Online magazine Slate has published an article by Ray Fisman about a study on dating preferences conducted in New York, titled An Economist Goes to a Bar:
[F]or a couple of years at a local bar just off the Columbia campus, I ran a speed-dating experiment with two psychologists, Sheena Iyengar and Itamar Simonson, and fellow economist Emir Kamenica. Some of our findings confirm well-worn clichés. But others surprised us.
This is one of the surprising results:
Women of all the races we studied revealed a strong preference for men of their own race: White women were more likely to choose white men; black women preferred black men; East Asian women preferred East Asian men; Hispanic women preferred Hispanic men. But men don’t seem to discriminate based on race when it comes to dating. A woman’s race had no effect on the men’s choices.

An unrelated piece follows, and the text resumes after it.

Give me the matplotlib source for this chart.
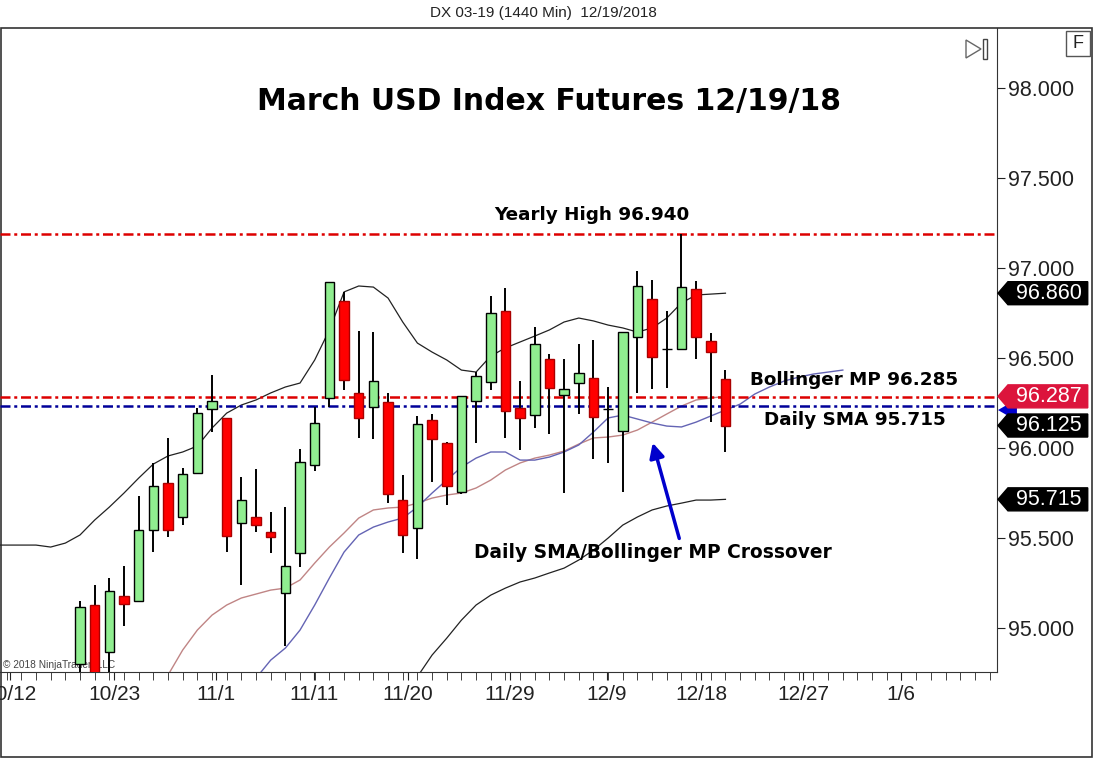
import matplotlib
matplotlib.use('Agg')
import matplotlib.pyplot as plt
from matplotlib.patches import Polygon, Rectangle
from matplotlib.transforms import blended_transform_factory
import numpy as np

plt.rcParams['font.family'] = ['Liberation Sans', 'DejaVu Sans']

# daily candles (DX 03-19), first bar = index 0
opens = [94.800, 95.128, 94.867, 95.178, 95.150, 95.544, 95.806, 95.617, 95.861, 96.217,
         96.167, 95.583, 95.617, 95.533, 95.194, 95.417, 95.906, 96.278, 96.817, 96.306,
         96.228, 96.256, 95.711, 95.556, 96.156, 96.028, 95.756, 96.261, 96.367, 96.761,
         96.222, 96.183, 96.494, 96.294, 96.361, 96.389, 96.217, 96.094, 96.617, 96.828,
         96.550, 96.550, 96.883, 96.594, 96.383]
highs = [95.150, 95.239, 95.278, 95.344, 95.733, 95.917, 96.056, 95.889, 96.222, 96.406,
         96.167, 95.839, 95.883, 95.644, 95.672, 95.994, 96.228, 96.922, 96.867, 96.650,
         96.644, 96.306, 95.850, 96.178, 96.189, 96.033, 96.289, 96.422, 96.844, 96.889,
         96.372, 96.672, 96.522, 96.494, 96.578, 96.600, 96.339, 96.644, 96.983, 96.933,
         96.761, 97.189, 96.928, 96.639, 96.433]
lows = [94.720, 94.700, 94.740, 95.011, 95.150, 95.422, 95.506, 95.572, 95.861, 96.089,
        95.422, 95.239, 95.533, 95.417, 94.900, 95.339, 95.872, 96.228, 96.322, 96.056,
        96.050, 95.694, 95.417, 95.383, 95.811, 95.683, 95.744, 96.028, 96.322, 96.056,
        95.989, 96.111, 96.078, 95.750, 96.189, 95.939, 95.917, 95.756, 96.306, 96.328,
        96.333, 96.550, 96.494, 96.144, 95.978]
closes = [95.117, 94.740, 95.206, 95.133, 95.544, 95.789, 95.544, 95.856, 96.194, 96.261,
          95.511, 95.711, 95.572, 95.506, 95.344, 95.922, 96.139, 96.922, 96.378, 96.167,
          96.372, 95.744, 95.517, 96.133, 96.050, 95.789, 96.289, 96.400, 96.750, 96.206,
          96.167, 96.578, 96.333, 96.328, 96.417, 96.172, 96.217, 96.644, 96.900, 96.506,
          96.550, 96.894, 96.617, 96.533, 96.125]

# indicators, each starts at the given bar index
upper_start = -6
upper_band = [95.461, 95.461, 95.461, 95.461, 95.450, 95.472, 95.517, 95.600, 95.672, 95.750,
              95.833, 95.911, 95.956, 95.978, 96.011, 96.111, 96.194, 96.239, 96.267, 96.306,
              96.339, 96.361, 96.489, 96.656, 96.867, 96.900, 96.894, 96.833, 96.700, 96.583,
              96.533, 96.489, 96.433, 96.422, 96.511, 96.556, 96.589, 96.622, 96.656, 96.700,
              96.722, 96.706, 96.683, 96.667, 96.644, 96.667, 96.722, 96.806, 96.850, 96.855,
              96.860]
mp_start = 6
bollinger_mp = [94.739, 94.878, 94.989, 95.072, 95.128, 95.167, 95.189, 95.211, 95.222, 95.267,
                95.361, 95.450, 95.528, 95.611, 95.656, 95.667, 95.672, 95.694, 95.722, 95.739,
                95.750, 95.778, 95.822, 95.878, 95.917, 95.944, 95.961, 95.983, 96.022, 96.056,
                96.061, 96.072, 96.100, 96.144, 96.189, 96.233, 96.267, 96.278, 96.287]
sma_start = 12
daily_sma = [94.722, 94.822, 94.889, 94.989, 95.128, 95.278, 95.422, 95.517, 95.561, 95.589,
             95.611, 95.672, 95.750, 95.822, 95.894, 95.944, 95.978, 95.978, 95.933, 95.933,
             95.950, 95.978, 96.017, 96.089, 96.167, 96.183, 96.161, 96.139, 96.122, 96.117,
             96.144, 96.178, 96.211, 96.244, 96.300, 96.339, 96.372, 96.394, 96.411, 96.422,
             96.433]
lower_start = 22
lower_band = [94.600, 94.730, 94.850, 94.944, 95.044, 95.128, 95.183, 95.222, 95.256, 95.278,
              95.306, 95.333, 95.378, 95.433, 95.500, 95.572, 95.617, 95.656, 95.678, 95.694,
              95.711, 95.711, 95.715]

yearly_high = 97.19
mp_level = 96.285
sma_level = 96.235

y_ticks = [95.0, 95.5, 96.0, 96.5, 97.0, 97.5, 98.0]
date_labels = ['10/12', '10/23', '11/1', '11/11', '11/20', '11/29', '12/9', '12/18', '12/27', '1/6']
date_pos = [-4.74, 2.32, 9.27, 15.95, 22.36, 29.31, 35.92, 42.33, 49.28, 55.97]

tag_values = [96.860, 96.287, 96.125, 95.715]
tag_colors = ['black', '#dc143c', 'black', 'black']

fig = plt.figure(figsize=(10.94, 7.6), dpi=100)
fig.patch.set_facecolor('white')

# pixel overlay for frame, header and toolbar bits
ov = fig.add_axes([0, 0, 1, 1])
ov.set_xlim(0, 1094)
ov.set_ylim(760, 0)
ov.axis('off')
ov.set_zorder(0)
ov.add_patch(Rectangle((0.5, 28), 1091.5, 729, fill=False, edgecolor='#333333', lw=1.2))
ov.text(543, 13, 'DX 03-19 (1440 Min)  12/19/2018', ha='center', va='center',
        fontsize=11, color='#222222')
ov.add_patch(Rectangle((1066, 31), 24, 25, facecolor='white', edgecolor='#555555', lw=1))
ov.text(1078, 44, 'F', ha='center', va='center', fontsize=13, color='#222222')
ov.add_patch(Polygon([(966, 40), (966, 58), (981, 49)], closed=True, fill=False,
                     edgecolor='#666666', lw=1))
ov.add_patch(Rectangle((983, 39), 4, 20, fill=False, edgecolor='#444444', lw=1))
ov.text(3, 665, '© 2018 NinjaTrader, LLC', ha='left', va='center', fontsize=7.3, color='#444444')

ax = fig.add_axes([0, 88 / 760, 997 / 1094, 644 / 760])
ax.set_zorder(1)
ax.patch.set_alpha(0)

idx = np.arange(len(opens))
o = np.array(opens)
c = np.array(closes)
up = c >= o
body_col = np.where(up, '#90ee90', '#ff0000')
edge_col = np.where(up, 'black', '#aa0000')

ax.vlines(idx, lows, highs, color='black', lw=1.4, zorder=3)
ax.bar(idx, np.abs(c - o), bottom=np.minimum(o, c), width=0.65, color=body_col,
       edgecolor=edge_col, lw=1, zorder=4)

def line(start, vals, **kw):
    ax.plot(np.arange(start, start + len(vals)), vals, **kw)

line(upper_start, upper_band, color='#222222', lw=0.9, zorder=2)
line(lower_start, lower_band, color='#222222', lw=0.9, zorder=2)
line(mp_start, bollinger_mp, color='#c08585', lw=1.0, zorder=2)
line(sma_start, daily_sma, color='#6464b4', lw=1.0, zorder=2)

dd = (0, (4, 1.5, 1.2, 1.5))
ax.axhline(yearly_high, color='#dd0000', lw=1.8, ls=dd, zorder=2)
ax.axhline(mp_level, color='#dd0000', lw=1.8, ls=dd, zorder=2)
ax.axhline(sma_level, color='#000099', lw=1.8, ls=dd, zorder=2)

ax.set_xlim(-5.453, 62.51)
ax.set_ylim(94.756, 98.333)

# axes styling
for s in ['top', 'left']:
    ax.spines[s].set_visible(False)
for s in ['right', 'bottom']:
    ax.spines[s].set_color('#333333')
ax.yaxis.tick_right()
ax.set_yticks(y_ticks)
ax.set_yticklabels(['%.3f' % v for v in y_ticks])
ax.tick_params(axis='y', direction='out', length=6, labelsize=15.5, pad=2, colors='#222222')
ax.set_xticks(date_pos)
ax.set_xticklabels(date_labels)
ax.set_xticks(np.arange(-5, 63), minor=True)
ax.tick_params(axis='x', which='both', direction='out', length=6, labelsize=15, pad=3,
               colors='#222222')

# price tags on the axis
tr = blended_transform_factory(ax.transAxes, ax.transData)
h = 11.5 / 180
sv = daily_sma[44 - sma_start]
ax.add_patch(Polygon([(1.001, sv), (1.011, sv + h * 0.5), (1.02, sv + h * 0.5),
                      (1.02, sv - h * 0.5), (1.011, sv - h * 0.5)], closed=True,
                     facecolor='#0000cc', transform=tr, clip_on=False, zorder=5))
for v, col in zip(tag_values, tag_colors):
    ax.add_patch(Polygon([(1.001, v), (1.011, v + h), (1.091, v + h), (1.091, v - h),
                          (1.011, v - h)], closed=True, facecolor=col, edgecolor=col,
                         transform=tr, clip_on=False, zorder=6))
    ax.text(1.052, v, '%.3f' % v, transform=tr, ha='center', va='center',
            fontsize=15.5, color='white', zorder=7)

# annotations (heavier font, like the original)
bold = dict(family='DejaVu Sans', fontweight='bold', zorder=8)
ax.text(31.97, 97.925, 'March USD Index Futures 12/19/18', ha='center', va='center',
        fontsize=21.5, **bold)
ax.text(34.9, 97.294, 'Yearly High 96.940', ha='center', va='center', fontsize=13.2, **bold)
ax.text(45.67, 96.378, 'Bollinger MP 96.285', ha='left', va='center', fontsize=13.2, **bold)
ax.text(46.63, 96.156, 'Daily SMA 95.715', ha='left', va='center', fontsize=13.2, **bold)
ax.text(26.86, 95.422, 'Daily SMA/Bollinger MP Crossover', ha='left', va='center',
        fontsize=13.4, **bold)
ax.annotate('', xy=(38.99, 96.044), xytext=(40.9, 95.483),
            arrowprops=dict(arrowstyle='-|>', color='#0000cc', lw=2.5, mutation_scale=22),
            zorder=8)

fig.savefig('out.png', dpi=100)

Two wrinkles on this: We found no evidence of the stereotype of a white male preference for East Asian women. However, we also found that East Asian women did not discriminate against white men (only against black and Hispanic men). As a result, the white man-Asian woman pairing was the most common form of interracial dating—but because of the women’s neutrality, not the men’s pronounced preference.
Based on more than a decade of being a white man in Asia and observing other white men in Asia, your correspondent has seen with his own eyes evidence of a white male preference for East Asian women. But perhaps white males in Asia do not represent the average American white male who lives in America.